Safe Environments for IV Drug Users

IV-drug-use
While the United States has one of the biggest problems with addictive drugs when compared to other developed nations, the country is struggling to find ways to educate, prevent and treat the millions of Americans battling addiction. Last week, we wrote about a serious lack of treatment counselors and beds, which means that the vast majority of addicts fail to receive the help they so desperately need. In the meantime, people continue to die from overdoses every day.

In recent years, a number of states and municipalities have made it easier for prescription opioid and heroin addicts to acquire the life saving drug naloxone. A drug which has the power to reverse the effects of an opioid overdose, preventing needless fatal overdoses. Is that enough to stem the tide? In a number of countries, a novel approach to preventing overdose has been adopted. IV drug users can go to what are known as “safe injection sites,” where users can inject their drugs under the supervision of trained medical staffers.

While such services are highly confidential, they do have the power to save lives and give addiction counselors the opportunity to talk with addicts about recovery - such opportunities can be far and few between. It is no secret that the New England area has been one of the hardest hit by the opioid scourge which takes as many as 78 lives a day throughout the country.
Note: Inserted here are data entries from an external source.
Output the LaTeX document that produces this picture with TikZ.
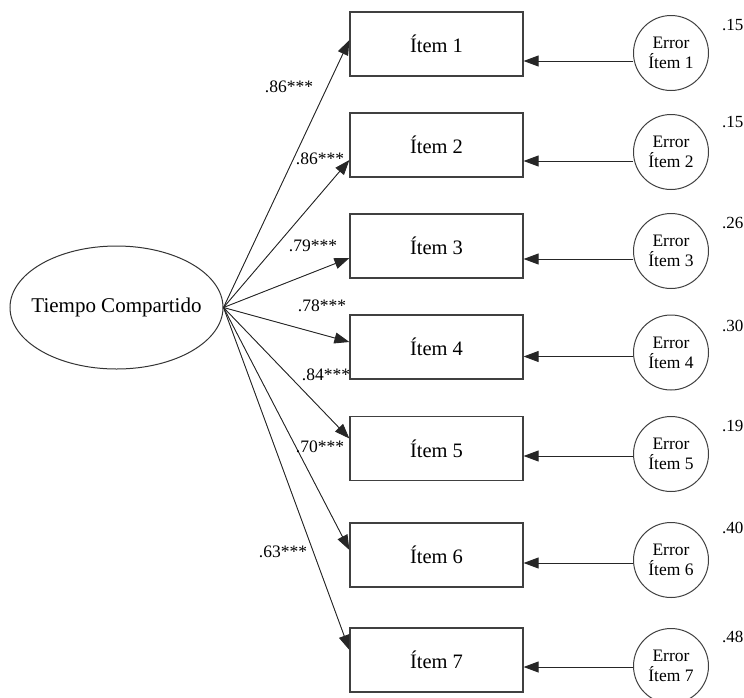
\documentclass[tikz,border=0pt]{standalone}
\usepackage{fontspec}
\setmainfont{Liberation Serif}
\usetikzlibrary{arrows.meta,shapes.geometric}

\begin{document}
\begin{tikzpicture}[
  x=1pt, y=-1pt,
  item/.style={draw=black!75, line width=1.2pt, minimum width=173pt, minimum height=64pt, inner sep=0pt, font=\fontsize{20.5}{24}\selectfont},
  error/.style={draw=black!75, line width=1pt, circle, minimum size=75pt, inner sep=0pt, align=center, font=\fontsize{17.5}{20}\selectfont},
  factor/.style={draw=black!80, line width=1pt, ellipse, minimum width=213pt, minimum height=123pt, inner xsep=-20pt, inner ysep=0pt, font=\fontsize{21}{24}\selectfont},
  coef/.style={font=\fontsize{17.5}{20}\selectfont, inner sep=0pt},
  var/.style={font=\fontsize{17}{20}\selectfont, inner sep=0pt, anchor=west},
  arr/.style={-{Triangle[length=15pt,width=11pt]}, line width=0.9pt, draw=black!85, fill=black}
]
\useasboundingbox (0,0) rectangle (744,697);

% latent factor
\node[factor] (tc) at (116.5,307.5) {Tiempo Compartido};

% items
\node[item] (i1) at (436.5,44) {Ítem 1};
\node[item] (i2) at (436.5,145) {Ítem 2};
\node[item] (i3) at (436.5,246) {Ítem 3};
\node[item] (i4) at (436.5,347) {Ítem 4};
\node[item] (i5) at (436.5,448.5) {Ítem 5};
\node[item] (i6) at (436.5,555) {Ítem 6};
\node[item] (i7) at (436.5,660) {Ítem 7};

% errors
\node[error] (e1) at (671,53) {Error\\Ítem 1};
\node[error] (e2) at (671,152) {Error\\Ítem 2};
\node[error] (e3) at (671,251) {Error\\Ítem 3};
\node[error] (e4) at (671,352.5) {Error\\Ítem 4};
\node[error] (e5) at (671,454) {Error\\Ítem 5};
\node[error] (e6) at (671,560) {Error\\Ítem 6};
\node[error] (e7) at (671,666) {Error\\Ítem 7};

% error variances
\node[var] (v1) at (722,25) {.15};
\node[var] (v2) at (722,122) {.15};
\node[var] (v3) at (722,223) {.26};
\node[var] (v4) at (722,326) {.30};
\node[var] (v5) at (722,426) {.19};
\node[var] (v6) at (722,528) {.40};
\node[var] (v7) at (722,637) {.48};

% loadings
\draw[arr] (tc.east) -- ([yshift=4]i1.west);
\draw[arr] (tc.east) -- ([yshift=-15]i2.west);
\draw[arr] (tc.east) -- ([yshift=-12]i3.west);
\draw[arr] (tc.east) -- ([yshift=5]i4.west);
\draw[arr] (tc.east) -- ([yshift=10]i5.west);
\draw[arr] (tc.east) -- ([yshift=5]i6.west);
\draw[arr] (tc.east) -- ([yshift=10]i7.west);

\node[coef] (c1) at (289,87) {.86***};
\node[coef] (c2) at (320,159) {.86***};
\node[coef] (c3) at (313,246) {.79***};
\node[coef] (c4) at (322,306) {.78***};
\node[coef] (c5) at (326,375) {.84***};
\node[coef] (c6) at (320,447) {.70***};
\node[coef] (c7) at (283,552) {.63***};

% error paths
\draw[arr] ([yshift=-8]e1.west) -- ([yshift=-8]e1.west -| i1.east);
\draw[arr] ([yshift=-9]e2.west) -- ([yshift=-9]e2.west -| i2.east);
\draw[arr] ([yshift=-8]e3.west) -- ([yshift=-8]e3.west -| i3.east);
\draw[arr] ([yshift=-4]e4.west) -- ([yshift=-4]e4.west -| i4.east);
\draw[arr] ([yshift=-2]e5.west) -- ([yshift=-2]e5.west -| i5.east);
\draw[arr] ([yshift=-3]e6.west) -- ([yshift=-3]e6.west -| i6.east);
\draw[arr] ([yshift=-1]e7.west) -- ([yshift=-1]e7.west -| i7.east);
\end{tikzpicture}
\end{document}
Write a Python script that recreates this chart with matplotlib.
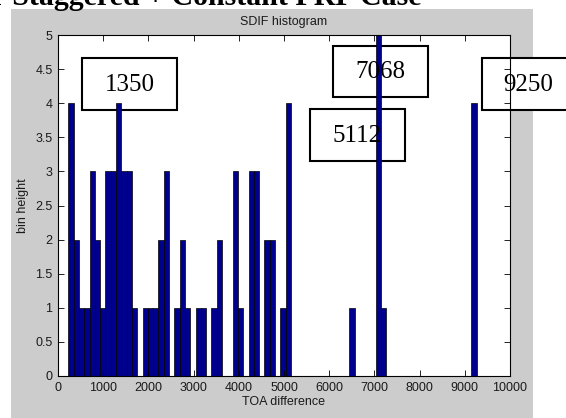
import matplotlib
matplotlib.use('Agg')
import matplotlib.pyplot as plt
from matplotlib.patches import Rectangle
from matplotlib.ticker import FormatStrFormatter

# histogram data
bin_start = 228      # left edge of first bin (TOA units)
bin_width = 117.3    # bin width
counts = [4, 2, 1, 1, 3, 2, 1, 3, 3, 4, 3, 3, 1, 0, 1, 1, 1, 2, 3, 0,
          1, 2, 1, 0, 1, 1, 0, 1, 2, 0, 0, 3, 1, 0, 3, 3, 0, 2, 2, 0,
          1, 4, 0, 0, 0, 0, 0, 0, 0, 0, 0, 0, 0, 1, 0, 0, 0, 0, 5, 1,
          0, 0, 0, 0, 0, 0, 0, 0, 0, 0, 0, 0, 0, 0, 0, 0, 4]
left_edges = [bin_start + i*bin_width for i in range(len(counts))]

# annotation boxes pasted over the chart (label, box in pixels x0, y0, x1, y1 from top left)
box_labels = ['1350', '7068', '5112', '9250']
box_pixels = [(82, 58, 177, 110), (333, 46, 428, 97), (310, 109, 405, 161), (482, 58, 575, 110)]

W, H = 566, 418
fig = plt.figure(figsize=(W/100, H/100), dpi=100, facecolor='white')

def fx(px):
    return px/W

def fy(py):
    return 1 - py/H

# matlab grey figure area
fig.patches.append(Rectangle((fx(11), 0), fx(533)-fx(11), fy(9), transform=fig.transFigure,
                             facecolor='#cccccc', edgecolor='none', zorder=-10))

# cropped document heading
fig.text(fx(-8), fy(5), 'r Staggered + Constant PRF Case', family='Liberation Serif',
         weight='bold', fontsize=21.5, va='baseline', ha='left')

ax = fig.add_axes([fx(58), fy(376), fx(510)-fx(58), fy(35)-fy(376)])
ax.bar(left_edges, counts, width=bin_width, align='edge', color='#00008f',
       edgecolor='black', linewidth=0.5, zorder=1)
ax.set_xlim(0, 10000)
ax.set_ylim(0, 5)
ax.set_xticks(range(0, 10001, 1000))
ax.set_yticks([i*0.5 for i in range(11)])
ax.yaxis.set_major_formatter(FormatStrFormatter('%g'))

txt = dict(family='Liberation Sans', fontsize=9, color='#1a1a1a')
ax.tick_params(direction='in', top=True, right=True, length=4.5, width=0.6,
               labelsize=9, labelcolor='#1a1a1a', pad=4)
for lab in ax.get_xticklabels() + ax.get_yticklabels():
    lab.set_family('Liberation Sans')
for s in ax.spines.values():
    s.set_linewidth(0.8)

ax.set_title('SDIF histogram', pad=7, **txt)
ax.set_xlabel('TOA difference', **txt)
ax.set_ylabel('bin height', **txt)
ax.xaxis.set_label_coords(0.5, -0.06)
ax.yaxis.set_label_coords(-0.064, 0.5)

# white boxes with the marked values, below the bars
for lab, (x0, y0, x1, y1) in zip(box_labels, box_pixels):
    r = Rectangle((fx(x0), fy(y1)), fx(x1)-fx(x0), fy(y0)-fy(y1), transform=fig.transFigure,
                  facecolor='white', edgecolor='black', linewidth=1.5, zorder=0.5, clip_on=False)
    ax.add_artist(r)
    fig.text(fx((x0+x1)/2), fy((y0+y1)/2 + 1), lab, family='Liberation Serif', fontsize=18,
             ha='center', va='center', zorder=5)

fig.savefig('out.png', dpi=100)
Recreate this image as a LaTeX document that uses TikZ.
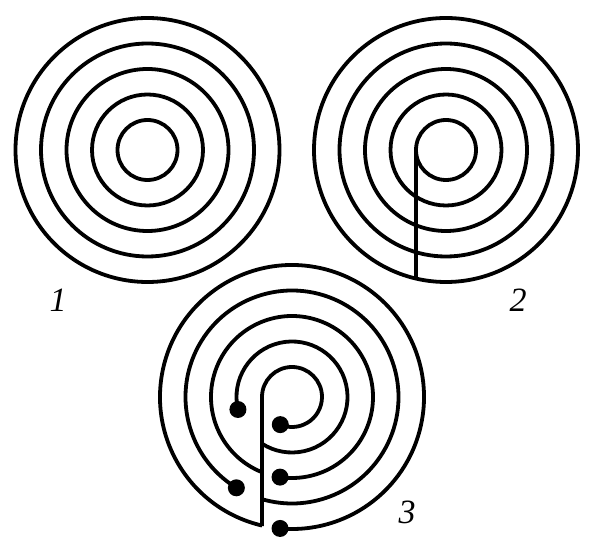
\documentclass[tikz,border=0pt]{standalone}
\usepackage{fontspec}
\setmainfont{Liberation Serif}
\usetikzlibrary{calc}
\tikzset{ring/.style={line width=3.8pt},
  blob/.style={circle, fill, inner sep=0pt, minimum size=17pt},
  lbl/.style={font=\itshape\fontsize{34}{36}\selectfont}}
\begin{document}
\begin{tikzpicture}[x=1pt, y=1pt]
\useasboundingbox (0,0) rectangle (597,552);
\coordinate (c1) at (147.5,402);
\coordinate (c2) at (446,402);
\coordinate (c3) at (292,155);
% 1 and 2
\foreach \r in {30,55.5,81,106.5,132}{
  \draw[ring] (c1) circle[radius=\r];
  \draw[ring] (c2) circle[radius=\r];
}
\draw[ring] ($(c2)+(-30,0)$) -- ($(c2)+(-30,-128.5)$);
% 3
\draw[ring] ($(c3)+(-30,-129)$) -- ($(c3)+(-30,0)$)
  arc[start angle=180, end angle=-113, radius=30] coordinate (eB);
\draw[ring] ($(c3)+(193:55.5)$) coordinate (eA)
  arc[start angle=193, end angle=-122.7, radius=55.5];
\draw[ring] ($(c3)+(248.3:81)$)
  arc[start angle=248.3, end angle=-98.5, radius=81] coordinate (eC);
\draw[ring] ($(c3)+(238.5:106.5)$) coordinate (eD)
  arc[start angle=238.5, end angle=-106.4, radius=106.5];
\draw[ring] ($(c3)+(256.9:132)$)
  arc[start angle=256.9, end angle=-95.2, radius=132] coordinate (eE);
\foreach \e in {eA,eB,eC,eD,eE}
  \node[blob] (dot\e) at (\e) {};
\node[lbl] (l1) at (58,252) {1};
\node[lbl] (l2) at (518,252) {2};
\node[lbl] (l3) at (407,40) {3};
\end{tikzpicture}
\end{document}
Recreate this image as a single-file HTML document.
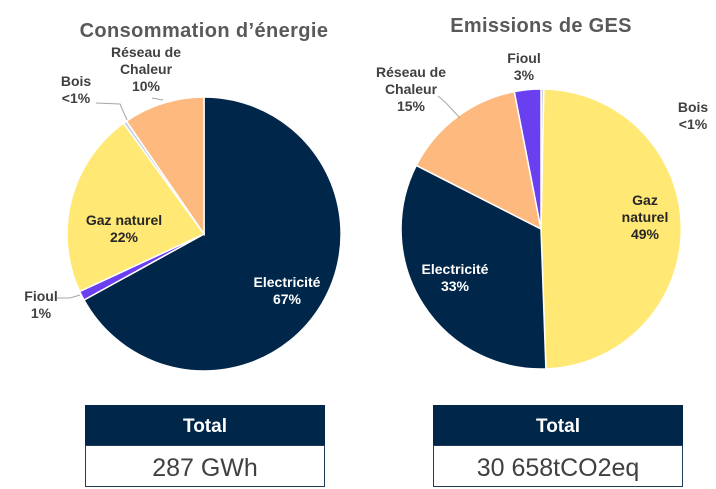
<!DOCTYPE html>
<html><head><meta charset="utf-8"><style>
body{margin:0;background:#fff;width:716px;height:489px;overflow:hidden}
svg{display:block;font-family:"Liberation Sans",Arial,sans-serif}
</style></head><body>
<svg width="716" height="489" viewBox="0 0 716 489">
<text x="204" y="37" text-anchor="middle" font-size="20" font-weight="bold" fill="#595959" letter-spacing="0.4">Consommation d’énergie</text>
<text x="541" y="32" text-anchor="middle" font-size="20" font-weight="bold" fill="#595959" letter-spacing="0.3">Emissions de GES</text>
<g stroke="#fff" stroke-width="1.5">
<path d="M204,234 L204,97 A137,137 0 1 1 84,300 Z" fill="#00274a"/>
<path d="M204,234 L84,300 A137,137 0 0 1 79.6,291.5 Z" fill="#6a3ff0"/>
<path d="M204,234 L79.6,291.5 A137,137 0 0 1 123.5,123.2 Z" fill="#ffe873"/>
<path d="M204,234 L123.5,123.2 A137,137 0 0 1 126.4,121.1 Z" fill="#c9d2e0"/>
<path d="M204,234 L126.4,121.1 A137,137 0 0 1 204,97 Z" fill="#fdb97e"/>
<path d="M541,229 L541,89 A140,140 0 0 1 543.9,89 Z" fill="#c9d2e0"/>
<path d="M541,229 L543.9,89 A140,140 0 0 1 545.9,368.9 Z" fill="#ffe873"/>
<path d="M541,229 L545.9,368.9 A140,140 0 0 1 416.3,165.4 Z" fill="#00274a"/>
<path d="M541,229 L416.3,165.4 A140,140 0 0 1 514.3,91.6 Z" fill="#fdb97e"/>
<path d="M541,229 L514.3,91.6 A140,140 0 0 1 541,89 Z" fill="#6a3ff0"/>
</g>
<g fill="none" stroke="#a6a6a6" stroke-width="1">
<polyline points="96,103 120,104 127,120"/>
<polyline points="152,98 163,100"/>
<polyline points="57,298 70,298 80,295"/>
<polyline points="438,96 446,103 460,118"/>
</g>
<g font-size="14" font-weight="bold" text-anchor="middle" fill="#404040">
<text x="146" y="57">Réseau de</text><text x="146" y="74">Chaleur</text><text x="146" y="91">10%</text>
<text x="76" y="86">Bois</text><text x="76" y="103">&lt;1%</text>
<text x="41" y="301">Fioul</text><text x="41" y="318">1%</text>
<text x="411" y="77">Réseau de</text><text x="411" y="94">Chaleur</text><text x="411" y="111">15%</text>
<text x="524" y="63">Fioul</text><text x="524" y="80">3%</text>
<text x="693" y="112">Bois</text><text x="693" y="129">&lt;1%</text>
</g>
<g font-size="14" font-weight="bold" text-anchor="middle">
<text x="124" y="225" fill="#262626">Gaz naturel</text><text x="124" y="242" fill="#262626">22%</text>
<text x="287" y="287" fill="#fff">Electricité</text><text x="287" y="304" fill="#fff">67%</text>
<text x="645" y="205" fill="#262626">Gaz</text><text x="645" y="222" fill="#262626">naturel</text><text x="645" y="239" fill="#262626">49%</text>
<text x="455" y="274" fill="#fff">Electricité</text><text x="455" y="291" fill="#fff">33%</text>
</g>
<rect x="85" y="405" width="240" height="40" fill="#00274a"/>
<rect x="85.5" y="445.5" width="239" height="41" fill="#fff" stroke="#1f3a5a"/>
<text x="205" y="432" text-anchor="middle" font-size="19" font-weight="bold" fill="#fff">Total</text>
<text x="205" y="476" text-anchor="middle" font-size="25" fill="#404040">287 GWh</text>
<rect x="433" y="405" width="250" height="40" fill="#00274a"/>
<rect x="433.5" y="445.5" width="249" height="41" fill="#fff" stroke="#1f3a5a"/>
<text x="558" y="432" text-anchor="middle" font-size="19" font-weight="bold" fill="#fff">Total</text>
<text x="558" y="476" text-anchor="middle" font-size="25" fill="#404040">30 658tCO2eq</text>
</svg>
</body></html>
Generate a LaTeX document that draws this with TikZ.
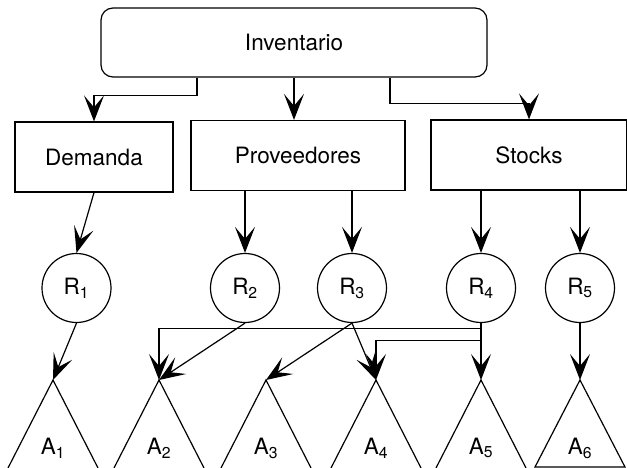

In response, a Boston nonprofit has a project in the works that would provide a place for people under the influence of drugs to wait out their high under the eye of a nurse, NPR reports. Unlike the eight countries which currently offer safe injection sites, the Boston program would be a limited version as it will not allow people to inject onsite.

"It's not a place where people would be injecting," said project founder Dr. Jessie Gaeta, chief medical officer at the Boston Health Care for the Homeless Program. "But it's a place where people would come if they're high and they need a safe place to be that's not a street corner, and not a bathroom by themselves, where they're at high risk of dying if they do overdose."